Some have argued that this law didn't cause the closure of the 22 clinics that are no longer open in Texas that were open before the law was passed, or that even if it did, it was the requirement for medication abortions that did it, not the admitting privileges or ASC requirements. Yet, as Supreme Court Justice Elena Kagan has pointed out, the trends in the number of clinics open after the law took effect and then was suspended is exactly what we would expect if the law caused clinic closures. In her words: It’s almost like the perfect controlled experiment as to the effect of the law, isn’t it? It’s like you put the law into effect, 12 clinics closed. You take the law out of effect, they reopen.” Also worth noting is that according to NPR, the law would close at least 10 of the 19 remaining clinics in the state if it is upheld by SCOTUS. This makes sense not just because many abortion doctors can't get admitting privileges, but also because building/buying an ASC to comply with that provision of the law would cost millions of dollars for a clinic to do.


So what? Perhaps the closure of these clinics will still not place an undue burden on women seeking abortions in Texas. This is the argument that has been advanced by the state in the SCOTUS case about this law: according to NBC News, they have argued that "More than 90 percent of women of reproductive age live within 150 miles" of one of the clinics that would remain open if the law went into effect completely. This claim originates from Todd Giberson, a geographer who testified in defense of the state and HB2. Yet his analysis has been criticized because, according to Mary Tuma, it "did not take into account women who would be unable to secure access to a car (such as poor women along the U.S.-Mexico border), and included a facility in New Mexico as a clinic within reach for those residing in El Paso." Also, the problem with including a clinic in New Mexico is that, as Ruth Bader Ginsburg has pointed out, New Mexico doesn't require abortion clinics to meet ASC standards or for abortionists to have admitting privileges.
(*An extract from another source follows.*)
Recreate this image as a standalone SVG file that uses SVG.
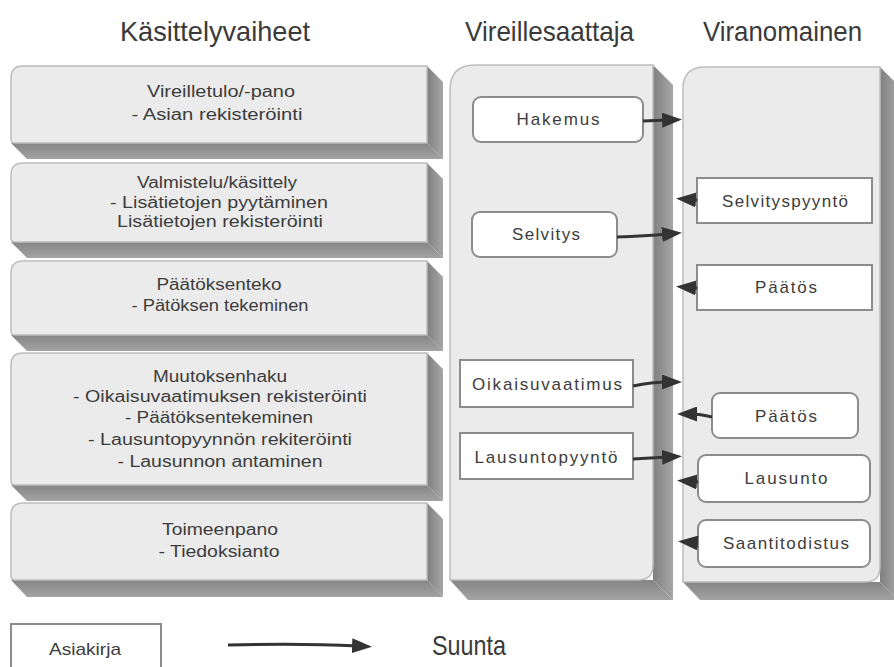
<svg xmlns="http://www.w3.org/2000/svg" width="894" height="667" viewBox="0 0 894 667">
  <defs>
    <linearGradient id="sideGrad" x1="0" y1="0" x2="1" y2="0">
      <stop offset="0" stop-color="#808080"/>
      <stop offset="1" stop-color="#a6a6a6"/>
    </linearGradient>
    <linearGradient id="bottomGrad" x1="0" y1="0" x2="0" y2="1">
      <stop offset="0" stop-color="#858585"/>
      <stop offset="1" stop-color="#a3a3a3"/>
    </linearGradient>
    <marker id="head" markerUnits="userSpaceOnUse" markerWidth="20" markerHeight="15" refX="6" refY="7.5" orient="auto">
      <path d="M0,0 L20,7.5 L0,15 Z" fill="#333"/>
    </marker>
  </defs>
  <style>
    .face { fill: #ebebeb; stroke: #bdbdbd; stroke-width: 1.5; }
    .side { fill: url(#sideGrad); }
    .bottom { fill: url(#bottomGrad); }
    .title { font-family: "Liberation Sans", Arial, sans-serif; font-size: 28px; fill: #3a3a3a; }
    .stage { font-family: "Liberation Sans", Arial, sans-serif; font-size: 16px; fill: #3c3c3c; text-anchor: middle; }
    .doc { fill: #ffffff; stroke: #8c8c8c; stroke-width: 2; }
    .doctext { font-family: "Liberation Sans", Arial, sans-serif; font-size: 17px; fill: #3c3c3c; text-anchor: middle; }
    .flow { fill: none; stroke: #333; stroke-width: 3; marker-end: url(#head); }
  </style>

  <!-- column headings -->
  <g id="headings">
    <text class="title" x="120" y="41" textLength="190" lengthAdjust="spacingAndGlyphs">Käsittelyvaiheet</text>
    <text class="title" x="465" y="41" textLength="169" lengthAdjust="spacingAndGlyphs">Vireillesaattaja</text>
    <text class="title" x="703" y="41" textLength="159" lengthAdjust="spacingAndGlyphs">Viranomainen</text>
  </g>

  <!-- processing stages: slabs with a bevelled depth to the lower right -->
  <g id="stage-vireilletulo">
    <polygon class="bottom" points="11,143 427,143 443,159 27,159"/>
    <polygon class="side" points="427,66 443,82 443,159 427,143"/>
    <path class="face" d="M11,78 Q11,66 23,66 L427,66 L427,143 L15,143 Q11,143 11,139 Z"/>
    <text class="stage" x="221" y="97" textLength="148" lengthAdjust="spacingAndGlyphs">Vireilletulo/-pano</text>
    <text class="stage" x="217" y="120" textLength="171" lengthAdjust="spacingAndGlyphs">- Asian rekisteröinti</text>
  </g>
  <g id="stage-valmistelu">
    <polygon class="bottom" points="11,242 427,242 443,258 27,258"/>
    <polygon class="side" points="427,163 443,179 443,258 427,242"/>
    <path class="face" d="M11,175 Q11,163 23,163 L427,163 L427,242 L15,242 Q11,242 11,238 Z"/>
    <text class="stage" x="217" y="188" textLength="160" lengthAdjust="spacingAndGlyphs">Valmistelu/käsittely</text>
    <text class="stage" x="219" y="208" textLength="218" lengthAdjust="spacingAndGlyphs">- Lisätietojen pyytäminen</text>
    <text class="stage" x="220" y="227" textLength="206" lengthAdjust="spacingAndGlyphs">Lisätietojen rekisteröinti</text>
  </g>
  <g id="stage-paatoksenteko">
    <polygon class="bottom" points="11,335 427,335 443,351 27,351"/>
    <polygon class="side" points="427,261 443,277 443,351 427,335"/>
    <path class="face" d="M11,273 Q11,261 23,261 L427,261 L427,335 L15,335 Q11,335 11,331 Z"/>
    <text class="stage" x="219" y="290" textLength="125" lengthAdjust="spacingAndGlyphs">Päätöksenteko</text>
    <text class="stage" x="220" y="311" textLength="177" lengthAdjust="spacingAndGlyphs">- Pätöksen tekeminen</text>
  </g>
  <g id="stage-muutoksenhaku">
    <polygon class="bottom" points="11,485 427,485 443,501 27,501"/>
    <polygon class="side" points="427,353 443,369 443,501 427,485"/>
    <path class="face" d="M11,365 Q11,353 23,353 L427,353 L427,485 L15,485 Q11,485 11,481 Z"/>
    <text class="stage" x="220" y="382" textLength="134" lengthAdjust="spacingAndGlyphs">Muutoksenhaku</text>
    <text class="stage" x="220" y="402" textLength="294" lengthAdjust="spacingAndGlyphs">- Oikaisuvaatimuksen rekisteröinti</text>
    <text class="stage" x="219" y="423" textLength="188" lengthAdjust="spacingAndGlyphs">- Päätöksentekeminen</text>
    <text class="stage" x="220" y="445" textLength="264" lengthAdjust="spacingAndGlyphs">- Lausuntopyynnön rekiteröinti</text>
    <text class="stage" x="220" y="467" textLength="205" lengthAdjust="spacingAndGlyphs">- Lausunnon antaminen</text>
  </g>
  <g id="stage-toimeenpano">
    <polygon class="bottom" points="11,580 427,580 443,597 27,597"/>
    <polygon class="side" points="427,503 443,519 443,597 427,580"/>
    <path class="face" d="M11,515 Q11,503 23,503 L427,503 L427,580 L15,580 Q11,580 11,576 Z"/>
    <text class="stage" x="220" y="535" textLength="116" lengthAdjust="spacingAndGlyphs">Toimeenpano</text>
    <text class="stage" x="219" y="557" textLength="121" lengthAdjust="spacingAndGlyphs">- Tiedoksianto</text>
  </g>

  <!-- swimlane panels -->
  <g id="lane-vireillesaattaja">
    <polygon class="bottom" points="450,580 653,580 673,600 468,600"/>
    <polygon class="side" points="653,65 673,85 673,600 653,580"/>
    <path class="face" d="M450,90 Q450,65 475,65 L653,65 L653,565 Q653,580 638,580 L450,580 Z"/>
  </g>
  <g id="lane-viranomainen">
    <polygon class="bottom" points="683,582 880,582 898,600 700,600"/>
    <polygon class="side" points="880,67 898,85 898,600 880,582"/>
    <path class="face" d="M683,89 Q683,67 705,67 L880,67 L880,567 Q880,582 865,582 L683,582 Z"/>
  </g>

  <!-- documents -->
  <g id="doc-hakemus">
    <rect class="doc" x="473" y="97" width="170" height="45" rx="8"/>
    <text class="doctext" x="558" y="125" textLength="83" lengthAdjust="spacing">Hakemus</text>
  </g>
  <g id="doc-selvitys">
    <rect class="doc" x="472" y="212" width="145" height="45" rx="8"/>
    <text class="doctext" x="546" y="240" textLength="68" lengthAdjust="spacing">Selvitys</text>
  </g>
  <g id="doc-selvityspyynto">
    <rect class="doc" x="697" y="178" width="175" height="45"/>
    <text class="doctext" x="785" y="207" textLength="126" lengthAdjust="spacing">Selvityspyyntö</text>
  </g>
  <g id="doc-paatos-1">
    <rect class="doc" x="697" y="265" width="175" height="45"/>
    <text class="doctext" x="786" y="293" textLength="62" lengthAdjust="spacing">Päätös</text>
  </g>
  <g id="doc-oikaisuvaatimus">
    <rect class="doc" x="460" y="360" width="173" height="47"/>
    <text class="doctext" x="547" y="390" textLength="150" lengthAdjust="spacing">Oikaisuvaatimus</text>
  </g>
  <g id="doc-paatos-2">
    <rect class="doc" x="712" y="393" width="146" height="45" rx="8"/>
    <text class="doctext" x="786" y="422" textLength="62" lengthAdjust="spacing">Päätös</text>
  </g>
  <g id="doc-lausuntopyynto">
    <rect class="doc" x="460" y="433" width="173" height="46"/>
    <text class="doctext" x="546" y="463" textLength="143" lengthAdjust="spacing">Lausuntopyyntö</text>
  </g>
  <g id="doc-lausunto">
    <rect class="doc" x="698" y="455" width="172" height="47" rx="8"/>
    <text class="doctext" x="786" y="484" textLength="83" lengthAdjust="spacing">Lausunto</text>
  </g>
  <g id="doc-saantitodistus">
    <rect class="doc" x="698" y="520" width="172" height="47" rx="8"/>
    <text class="doctext" x="786" y="549" textLength="126" lengthAdjust="spacing">Saantitodistus</text>
  </g>

  <!-- document flow between the parties -->
  <g id="connectors">
    <path class="flow" d="M643,121 L668,120"/>
    <path class="flow" d="M617,237 Q645,236 668,234"/>
    <path class="flow" d="M697,200 L690,199.5"/>
    <path class="flow" d="M697,288 L690,287.5"/>
    <path class="flow" d="M633,386 Q652,382 668,382"/>
    <path class="flow" d="M712,417 Q700,414 691,414"/>
    <path class="flow" d="M633,459 L668,457"/>
    <path class="flow" d="M698,482 L691,481.5"/>
    <path class="flow" d="M698,543 L692,542.5"/>
  </g>

  <!-- legend -->
  <g id="legend">
    <rect class="doc" x="11" y="624" width="150" height="50"/>
    <text class="doctext" x="85" y="655" textLength="72" lengthAdjust="spacingAndGlyphs">Asiakirja</text>
    <path class="flow" d="M228,645 Q300,643 358,646"/>
    <text class="title" x="432" y="655" font-size="24" textLength="74" lengthAdjust="spacingAndGlyphs">Suunta</text>
  </g>
</svg>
Lastly, the state argues that its law would have prevented incidents like that of Kermit Gosnell, who was convicted of multiple charges related to exploiting pregnant women who wanted abortions (charges that included murder and involuntary manslaughter) in 2013. Yet this argument doesn't hold up to scrutiny, because, for one thing, as has been pointed out at Slate's Double X blog, "
the story of Kermit Gosnell is not one of under-regulation, but rather of government failing to enforce already-existing laws that were more than sufficient to shut him down." 

In short, the answer to the question posed in the title of post is no.